The one actual response I got to the question was 1947.   Right off the bat I recognized that this was before the Voting Rights Act and before integration in the South, so I knew it wasn't necessarily a great time for people that looked like me.  But still I went to look up some facts from 1947.  Consider these:

  • Jackie Robinson signed with the Brooklyn Dodgers on April 1st to become the first Black professional baseball player.
  • President Truman signed the National Security Act, creating the CIA, the Department of Defense, the Joint Chiefs of Staff, and the National Security Council.
  • The Hollywood 10 were blacklisted by Hollywood studios after refusing to co-operate with the House Un-American Activities Committee. 
  • Jackie Robinson
  • The Civil Rights movement had yet to occur, America still operated a de facto apartheid system in almost every respect.  
With all due respect to my conservative friend.  I still prefer today.

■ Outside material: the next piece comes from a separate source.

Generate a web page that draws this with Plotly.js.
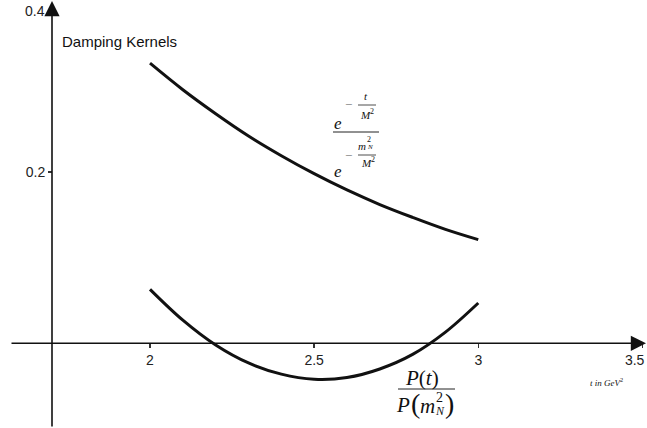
<!DOCTYPE html>
<html>
<head>
<meta charset="utf-8">
<script src="https://cdn.plot.ly/plotly-3.0.1.min.js"></script>
<style>
  html, body { margin: 0; padding: 0; background: #fff; }
  #chart { width: 647px; height: 428px; }
</style>
</head>
<body>
<div id="chart"></div>
<script>
// t values (GeV^2)
var tValues = [2.0, 2.1, 2.2, 2.3, 2.4, 2.5, 2.6, 2.7, 2.8, 2.9, 3.0];
// exponential kernel ratio
var expKernel = [0.327, 0.296, 0.268, 0.242, 0.219, 0.198, 0.179, 0.162, 0.147, 0.133, 0.121];
// polynomial kernel ratio
var polyKernel = [0.063, 0.027, -0.002, -0.023, -0.036, -0.042, -0.040, -0.030, -0.013, 0.013, 0.047];

var xTickVals = [2, 2.5, 3, 3.5];
var xTickText = ['2', '2.5', '3', '3.5'];
var yTickVals = [0.2, 0.4];
var yTickText = ['0.2', '0.4'];

var W = 647, H = 428;
// pixel -> paper helpers (margins are zero, so the plot fills the page)
function px(x) { return x / W; }
function py(y) { return 1 - y / H; }

var sans = 'Liberation Sans, Arial, sans-serif';
var serif = 'Liberation Serif, Times New Roman, serif';
var axisCol = '#333';

var traces = [
  {
    x: tValues, y: expKernel, type: 'scatter', mode: 'lines',
    line: {color: '#111', width: 3, shape: 'spline', smoothing: 1},
    hoverinfo: 'skip'
  },
  {
    x: tValues, y: polyKernel, type: 'scatter', mode: 'lines',
    line: {color: '#111', width: 3, shape: 'spline', smoothing: 1},
    hoverinfo: 'skip'
  }
];

function txt(x, y, text, size, opts) {
  var a = {
    xref: 'paper', yref: 'paper', x: px(x), y: py(y),
    text: text, showarrow: false,
    xanchor: 'center', yanchor: 'middle',
    font: {family: serif, size: size, color: '#111'}
  };
  for (var k in (opts || {})) a[k] = opts[k];
  return a;
}

// last x label sits left of its tick, against the page edge
var xTickShown = xTickText.map(function (s, i) {
  return i === xTickText.length - 1 ? s + '\u00a0\u00a0\u00a0\u00a0' : s;
});

var annotations = [
  // axis arrows
  {xref: 'paper', yref: 'paper', x: 1, y: py(343.3), ax: -637, ay: 0,
   text: '', showarrow: true, arrowhead: 2, arrowsize: 1.9, arrowwidth: 1.6, arrowcolor: '#111'},
  {xref: 'paper', yref: 'paper', x: px(52), y: py(1), ax: 0, ay: 427,
   text: '', showarrow: true, arrowhead: 2, arrowsize: 1.9, arrowwidth: 1.6, arrowcolor: '#111'},
  // top y label sits below the arrow tip
  {xref: 'paper', yref: 'y', x: px(47), y: yTickVals[1], yshift: -10,
   text: yTickText[1], showarrow: false, xanchor: 'right', yanchor: 'middle',
   font: {family: sans, size: 14, color: '#222'}},
  txt(60, 41, 'Damping Kernels', 15, {xanchor: 'left', font: {family: sans, size: 15, color: '#111'}}),

  // e^{-t/M^2} / e^{-m_N^2/M^2}
  txt(338, 124, '<i>e</i>', 17),
  txt(348, 104, '\u2212', 13, {font: {family: serif, size: 13, color: '#777'}}),
  txt(366, 96, '<i>t</i>', 11),
  txt(365, 115, '<i>M</i>', 11),
  txt(372, 111, '2', 8),
  txt(338, 172, '<i>e</i>', 17),
  txt(348, 155, '\u2212', 13, {font: {family: serif, size: 13, color: '#777'}}),
  txt(362, 146, '<i>m</i>', 11),
  txt(369, 139, '2', 8),
  txt(370, 147, '<i>N</i>', 7),
  txt(366, 163, '<i>M</i>', 11),
  txt(373, 159, '2', 8),

  // P(t) / P(m_N^2)
  txt(422, 378, '<i>P</i>(<i>t</i>)', 21),
  txt(403, 405, '<i>P</i>', 21),
  txt(415, 403, '(', 28),
  txt(427, 406, '<i>m</i>', 21),
  txt(439, 397, '2', 14),
  txt(440, 411, '<i>N</i>', 12),
  txt(449, 403, ')', 28),

  txt(606, 382, '<i>t in GeV</i><sup>2</sup>', 9)
];

var shapes = [
  // fraction bars
  {type: 'line', xref: 'paper', yref: 'paper', x0: px(358), x1: px(376), y0: py(105), y1: py(105), line: {color: '#222', width: 0.8}},
  {type: 'line', xref: 'paper', yref: 'paper', x0: px(333), x1: px(379), y0: py(132), y1: py(132), line: {color: '#222', width: 1}},
  {type: 'line', xref: 'paper', yref: 'paper', x0: px(358), x1: px(376), y0: py(155), y1: py(155), line: {color: '#222', width: 0.8}},
  {type: 'line', xref: 'paper', yref: 'paper', x0: px(398), x1: px(455), y0: py(389), y1: py(389), line: {color: '#222', width: 1}}
];

var layout = {
  width: W, height: H,
  margin: {l: 0, r: 0, t: 0, b: 0},
  paper_bgcolor: '#fff', plot_bgcolor: '#fff',
  showlegend: false,
  xaxis: {
    range: [1.543, 3.514], anchor: 'free', position: py(343.3),
    showline: false, showgrid: false, zeroline: false,
    tickvals: xTickVals, ticktext: xTickShown,
    ticks: 'outside', ticklen: 4, tickwidth: 1.4, tickcolor: axisCol,
    ticklabeloverflow: 'allow',
    tickfont: {family: sans, size: 14, color: '#222'}
  },
  yaxis: {
    range: [-0.0989, 0.4008], anchor: 'free', position: px(52),
    showline: false, showgrid: false, zeroline: false,
    tickvals: [yTickVals[0]], ticktext: [yTickText[0]],
    ticks: 'outside', ticklen: 4, tickwidth: 1.4, tickcolor: axisCol,
    tickfont: {family: sans, size: 14, color: '#222'}
  },
  annotations: annotations,
  shapes: shapes
};

Plotly.newPlot('chart', traces, layout, {staticPlot: true});
</script>
</body>
</html>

I often say that the biggest problem with our politics today is Americans by and large have become selfish and lack empathy.   Whereas previous generations of Americans have generally elected politicians based on the theory that which benefits the most of us benefits us all and makes us a stronger society, there has been a shift where Americans today only vote for self interests.   We now vote for politicians who promise to make life better for me, even if it means doing things that aren't in the best interests of the country.   When I hear Trump supporters say they want to "make America great again" I don't think they're talking about making America great for all Americans.   I think they are talking about making America "great" again only for Americans that look, act and think just like them.   


1 comment:

  1. For the 1% who wants to make America great again is those who want to go back to segration and separation, whites only establishment,and a scant amount of sprinkle wealth to the white only middle class. Oh, I forgot, when blacks had to beg for a job and catch bread crumbs from the kitchen table and I believe that's what they mean make America great again,or maybe when blacks did not have any rights. "You do what I say, boy!"